European stocks tick higher after sharp rise in prior session

Investing

European stocks ticked up on Wednesday after US president Joe Biden said there was still “room for diplomacy” to resolve the Ukraine crisis.

The regional Stoxx 600 index added 0.2 per cent, having closed 1.4 per cent higher in the prior session. London’s FTSE 100 traded flat, and Germany’s Dax added 0.4 per cent. France’s blue-chip CAC 40 stock index also rose 0.4 per cent.

The moves came a day after Vladimir Putin eased tensions by saying that Moscow was drawing down some Russian troops from border areas to enable “dialogue” with the west. Joe Biden later told a White House briefing that diplomacy should be given “every chance to succeed”.

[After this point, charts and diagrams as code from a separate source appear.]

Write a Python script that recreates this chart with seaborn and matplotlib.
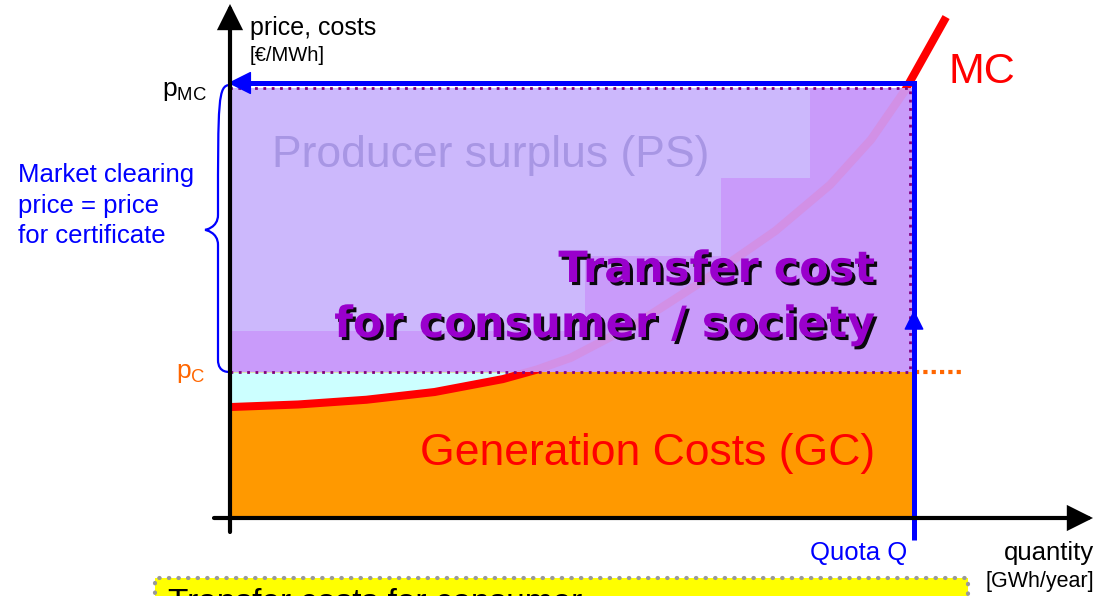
import numpy as np
import matplotlib
matplotlib.use('Agg')
import matplotlib.pyplot as plt
import matplotlib.patheffects as pe
from matplotlib.patches import Rectangle, FancyArrowPatch, PathPatch
from matplotlib.path import Path
import seaborn as sns
import pandas as pd

# ---------------- data (model units: quantity 0..Q, price) ----------------
quota_Q = 100.0
p_MC = 100.0
p_C = 34.0
mc_quantity = [0, 10, 20, 30, 40, 45, 50, 60, 70, 80, 88, 94, 99, 105]
mc_price = [25.8, 26.4, 27.5, 29.3, 32.3, 34.5, 37.3, 45.6, 55.8, 66.8, 77.5, 88.0, 99.5, 116.5]
step_quantity = [0, 52, 72, 85, 100]
step_price = [43.5, 61, 79, 100, 100]

# ---------------- layout ----------------
sns.set_theme(style='white')
plt.rcParams['font.family'] = ['Liberation Sans', 'DejaVu Sans']
plt.rcParams['mathtext.default'] = 'regular'

W, H = 1104, 596
sx, sy = 6.82, 4.3          # pixels per model unit
ox, oy = 230, 518           # origin in pixels
def X(px): return (px - ox) / sx
def Y(py): return (oy - py) / sy
def dq(px): return px / sx
def dp(px): return px / sy

fig = plt.figure(figsize=(W / 100, H / 100), dpi=100)
fig.patch.set_facecolor('white')
ax = fig.add_axes([0, 0, 1, 1])
ax.set_xlim(X(0), X(W))
ax.set_ylim(Y(H), Y(0))
ax.set_axis_off()

BLUE = '#0000FF'
ORANGE = '#FF9900'
RED = '#FF0000'

# generation costs (orange) and producer surplus below p_C (cyan)
ax.add_patch(Rectangle((0, 0), quota_Q, p_C, facecolor=ORANGE, edgecolor='none', zorder=1))
mq = np.array(mc_quantity, float)
mp = np.array(mc_price, float)
ax.fill_between(mq, mp, p_C, where=mp < p_C, interpolate=True, color='#CCFFFF', lw=0, zorder=2)

# MC curve
df = pd.DataFrame({'q': mc_quantity, 'p': mc_price})
sns.lineplot(data=df, x='q', y='p', sort=False, estimator=None, color=RED, lw=5.8,
             ax=ax, zorder=3, legend=False)
ax.lines[-1].set_solid_capstyle('butt')
ax.lines[-1].set_solid_joinstyle('round')

# transfer cost area
ps_rect = Rectangle((0, p_C), quota_Q, p_MC - p_C, facecolor='#CCB8FC', edgecolor='none', zorder=4)
ax.add_patch(ps_rect)
ax.fill_between(step_quantity, p_C, step_price, step='post', color='#C99BFA', lw=0, zorder=5)

# MC curve seen through the overlay
sns.lineplot(data=df, x='q', y='p', sort=False, estimator=None, color='#D290E6', lw=6,
             ax=ax, zorder=6, legend=False)
ax.lines[-1].set_clip_path(ps_rect)
ax.lines[-1].set_solid_joinstyle('round')

# dotted outline
ax.add_patch(Rectangle((0, p_C), quota_Q - dq(2), p_MC - p_C, fill=False, edgecolor='#800080',
                       lw=2, linestyle=(0, (1, 2)), zorder=8))

# orange dotted p_C line to the right
ax.plot([quota_Q + dq(3), quota_Q + dq(53)], [p_C, p_C], color='#FF6600', lw=3,
        linestyle=(0, (1, 1)), zorder=8)

# blue quota / price lines
by = p_MC + dp(5)
bx = quota_Q + dq(2)
ax.plot([dq(20), bx, bx], [by, by, Y(540)], color=BLUE, lw=3.6, solid_joinstyle='miter',
        solid_capstyle='butt', zorder=9)
ax.add_patch(FancyArrowPatch((dq(30), by), (dq(-2), by),
                             arrowstyle='-|>,head_length=1.0,head_width=0.5', mutation_scale=15,
                             color=BLUE, lw=1, shrinkA=0, shrinkB=0, zorder=9))
ax.add_patch(FancyArrowPatch((bx, Y(345)), (bx, Y(310)),
                             arrowstyle='-|>,head_length=0.9,head_width=0.45', mutation_scale=14,
                             color=BLUE, lw=1, shrinkA=0, shrinkB=0, zorder=9))

# brace
mid = (p_C + p_MC) / 2
verts = [(0, p_MC + dp(3)), (dq(-12), p_MC + dp(3)), (dq(-12), p_MC - dp(12)),
         (dq(-12), mid + dp(15)),
         (dq(-12), mid + dp(2)), (dq(-25), mid), (dq(-25), mid),
         (dq(-25), mid), (dq(-12), mid - dp(2)), (dq(-12), mid - dp(15)),
         (dq(-12), p_C + dp(12)),
         (dq(-12), p_C - dp(2)), (0, p_C), (0, p_C)]
codes = [Path.MOVETO, Path.CURVE4, Path.CURVE4, Path.LINETO,
         Path.CURVE4, Path.CURVE4, Path.CURVE4,
         Path.CURVE4, Path.CURVE4, Path.CURVE4,
         Path.LINETO,
         Path.CURVE4, Path.CURVE4, Path.CURVE4]
ax.add_patch(PathPatch(Path(verts, codes), fill=False, edgecolor=BLUE, lw=1.6, zorder=9))

# axes arrows
ax.add_patch(FancyArrowPatch((X(230), Y(532)), (X(230), Y(4)),
                             arrowstyle='-|>,head_length=1.0,head_width=0.5', mutation_scale=14,
                             color='black', lw=3, shrinkA=0, shrinkB=0, zorder=10,
                             joinstyle='miter'))
ax.add_patch(FancyArrowPatch((X(214), Y(518)), (X(1093), Y(518)),
                             arrowstyle='-|>,head_length=1.0,head_width=0.5', mutation_scale=14,
                             color='black', lw=3, shrinkA=0, shrinkB=0, zorder=10,
                             joinstyle='miter'))

# ---------------- texts ----------------
T = dict(va='baseline', zorder=11)
ax.text(X(250), Y(35), 'price, costs', fontsize=18, color='black', **T)
ax.text(X(250), Y(61), '[€/MWh]', fontsize=14.5, color='black', **T)
ax.text(X(162), Y(96), 'p$_{MC}$', fontsize=19, color='black', **T)
ax.text(X(176), Y(378), 'p$_{C}$', fontsize=19, color='#FF6600', **T)
for txt, yy in [('Market clearing', 182), ('price = price', 213), ('for certificate', 243)]:
    ax.text(X(18), Y(yy), txt, fontsize=18.5, color=BLUE, **T)
ax.text(X(272), Y(167), 'Producer surplus (PS)', fontsize=32, color='#A896E4', **T)
ax.text(X(948), Y(83), 'MC', fontsize=31, color=RED, **T)
ax.text(X(420), Y(465), 'Generation Costs (GC)', fontsize=32, color=RED, **T)
ax.text(X(907), Y(560), 'Quota Q', fontsize=18.5, color=BLUE, ha='right', **T)
ax.text(X(1094), Y(560), 'quantity', fontsize=18.5, color='black', ha='right', **T)
ax.text(X(1094), Y(587), '[GWh/year]', fontsize=15.5, color='black', ha='right', **T)

shadow = [pe.withSimplePatchShadow(offset=(2.2, -2.2), shadow_rgbFace='black', alpha=0.95)]
for txt, yy in [('Transfer cost', 282), ('for consumer / society', 337)]:
    ax.text(X(875), Y(yy), txt, fontsize=31, fontweight='bold', color='#9900CC', ha='right',
            family=['DejaVu Sans'], path_effects=shadow, **T)

# yellow note box at the bottom (cut off by the slide edge, as in the reference)
ax.add_patch(Rectangle((X(155), Y(605)), X(968) - X(155), Y(578) - Y(605), facecolor='#FFFF00',
                       edgecolor='#999999', lw=3, linestyle=(0, (0.1, 2.2)), capstyle='round',
                       zorder=10, clip_on=False))
ax.text(X(168), Y(612), 'Transfer costs for consumer', fontsize=24, color='black',
        clip_on=False, **T)

fig.savefig('out.png', dpi=100, facecolor='white')
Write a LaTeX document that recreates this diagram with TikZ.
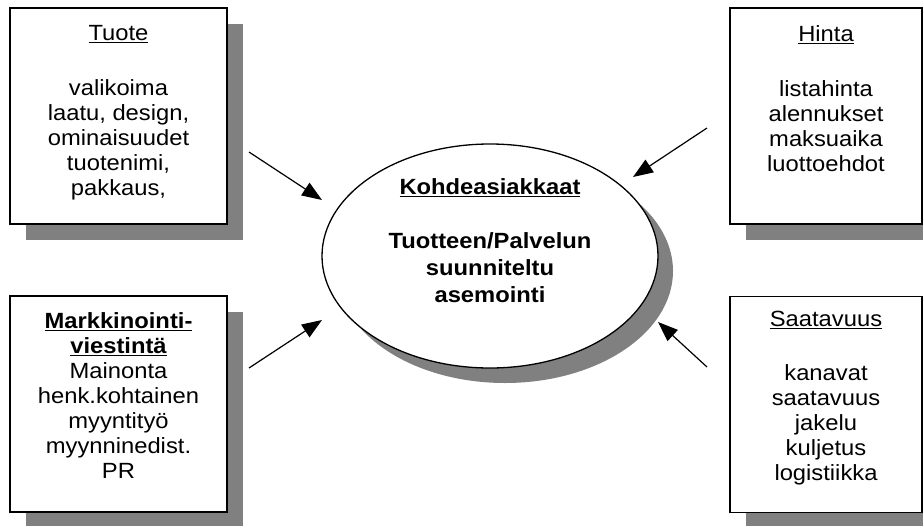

Biden noted that Russia had amassed about 150,000 troops along the Ukrainian border and remained “very much in a threatening position”.

US and European equities had rallied on Tuesday while oil prices fell. Yet Mike Zigmont, head of trading and research at Harvest Volatility Management, said the bullish case for equities would be “a tough one to argue” once investors turned their attention away from Ukraine and back to the US Federal Reserve.

The next meeting of the US central bank’s Federal Open Market Committee is scheduled for mid-March, with economists expecting interest rate increases to tackle inflation that rose in January at its fastest annual pace since 1982.

“Investors should be ready for that kind of a policy change,” Zigmont said in a note. “I feel like they are not, however, and they will need to adjust as we approach the announcement.”

In government debt markets, the yield on the US Treasury note was broadly steady at 2.05 per cent — close to its highest level in more than two years. The yield on German’s equivalent Bund rose 0.02 percentage points to 0.33 per cent.

Bond yields move inversely to their prices. Government bonds are often viewed as haven assets during periods of geopolitical uncertainty.

In the UK, fresh data on Thursday showed that inflation had accelerated to its fastest rate in three decades. Consumer prices rose at an annual pace of 5.5 per cent last month, up from 5.4 per cent in December. The UK’s 10-year Gilt yield added 0.01 percentage point to 1.59 per cent.

In Asian equity markets, Hong Kong’s Hang Seng gauge traded 1.5 per cent higher on Wednesday and Tokyo’s Nikkei 225 added 2.2 per cent.

Futures contracts tracking Wall Street’s S&P 500 index rose 0.3 per cent, while those tracking the tech-heavy Nasdaq Composite gained 0.2 per cent.

Brent crude, the oil benchmark, rose 1.3 per cent to $94.45 a barrel, down from a seven-year high hit on Monday.